Sinceramente mi aspettavo di meglio.

Il cuneo fiscale

Il cuneo fiscale italiano è tra i più alti in Europa, esso misura la differenza tra costo del lavoro per l’impresa e netto in busta per il lavoratore. Infatti, per l’impresa al salario lordo vanno aggiunti, come costo, gli importi dovuti per TFR e mensilità aggiuntive, ed inoltre vanno aggiunti gli oneri sociali per previdenza e sanità. Ma dal salario lordo per arrivare al salario netto, occorre togliere le imposte Irpef a carico del lavoratore. Insomma, il costo del lavoro può essere più del doppio del netto in busta.
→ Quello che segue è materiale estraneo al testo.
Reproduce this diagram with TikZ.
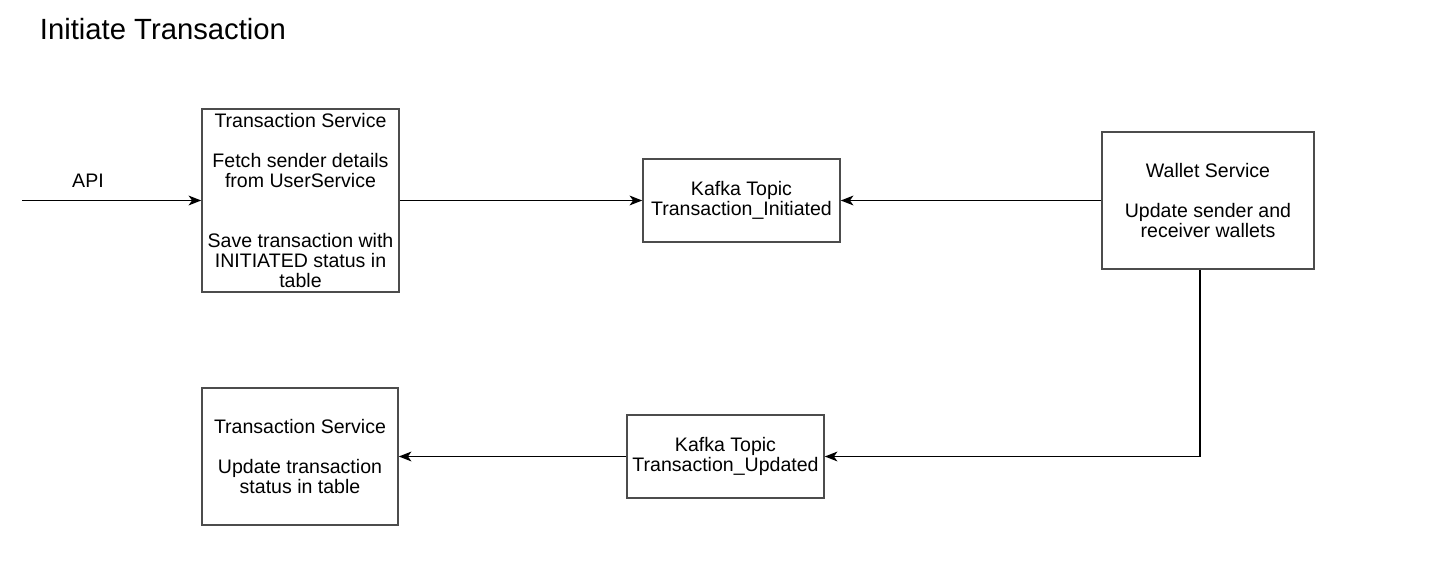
\documentclass[tikz,border=0pt]{standalone}
\usepackage{fontspec}
\setmainfont{Liberation Sans}
\usetikzlibrary{arrows.meta}
\tikzset{
    svcbox/.style={draw=black!70, line width=1.1pt, align=center, inner sep=0pt,
                   font=\fontsize{13.9}{14.2}\selectfont},
    flow/.style={line width=0.9pt, -{Stealth[length=9pt,width=7pt,inset=2.5pt]}},
}
\begin{document}
\begin{tikzpicture}[x=0.025cm,y=-0.025cm]
    \useasboundingbox (0,0) rectangle (1440,563);

    \node[anchor=west, font=\fontsize{20.8}{24}\selectfont] (title) at (35,29) {Initiate Transaction};

    % upper row
    \node[svcbox, minimum width=4.925cm, minimum height=4.575cm] (ts1) at (300.5,200.5)
        {Transaction Service\\[0.5cm] Fetch sender details\\ from UserService\\[1cm]
         Save transaction with\\ INITIATED status in\\ table};
    \node[svcbox, minimum width=4.925cm, minimum height=2.075cm] (kafka1) at (741.5,200.5)
        {Kafka Topic\\ Transaction\_Initiated};
    \node[svcbox, minimum width=5.3cm, minimum height=3.425cm] (wallet) at (1208,200.5)
        {Wallet Service\\[0.5cm] Update sender and\\ receiver wallets};

    % lower row
    \node[svcbox, minimum width=4.9cm, minimum height=3.425cm] (ts2) at (300,456.5)
        {Transaction Service\\[0.5cm] Update transaction\\ status in table};
    \node[svcbox, minimum width=4.925cm, minimum height=2.075cm] (kafka2) at (725.5,456.5)
        {Kafka Topic\\ Transaction\_Updated};

    \coordinate (api) at (22,200.5);
    \coordinate (bend) at (1200,0);
    \node[font=\fontsize{13.9}{14.2}\selectfont] (apilabel) at (88,181) {API};

    \draw[flow] (api) -- (ts1.west);
    \draw[flow] (ts1.east) -- (kafka1.west);
    \draw[flow] (wallet.west) -- (kafka1.east);
    \draw[flow] (wallet.south -| bend) |- (kafka2.east);
    \draw[flow] (kafka2.west) -- (ts2.east);
\end{tikzpicture}
\end{document}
La comparazione del cuneo fiscale fatto sui valori assoluti non ha, a mio parere, senso, infatti occorre esaminare quali voci sono finanziate da quel cuneo; per esempio, se un paese non prevede TFR o sistema pensionistico ovvero non paga la sanità del lavoratore è ovvio che il cuneo sarà inferiore rispetto a quello del paese che al contrario prevede quelle coperture. Ma così vengono fatti i confronti e in tal senso il Ddl bilancio 2022 provvede.

Ma provvede in modo strano; infatti, prevede 8 miliardi di imposte in meno che tuttavia lascia aperte a un bivio da sciogliere in discussione in parlamento. Spiega il Sole 24 Ore, ”Il bivio è in questi termini: o taglio dell’Irpef o riduzione dell’Irap.”

Ma mentre il taglio dell’Irpef (non si sa se con la revisione degli scaglioni che beneficerebbe i redditi medio alti, o aliquota continua alla tedesca), va sicuramente a ridurre il cuneo fiscale, la riduzione dell’Irap (che originariamente era prevista come “superamento”) non c’entra nulla con la riduzione del cuneo fiscale.

Ciò significa che sull’ammontare totale di 8 miliardi di € previsti come riduzione di imposte, ogni euro destinato a ridurre l’Irap va a diminuire l’importo destinato alla riduzione del cuneo fiscale.

Sarà curioso vedere il risultato di questo bivio.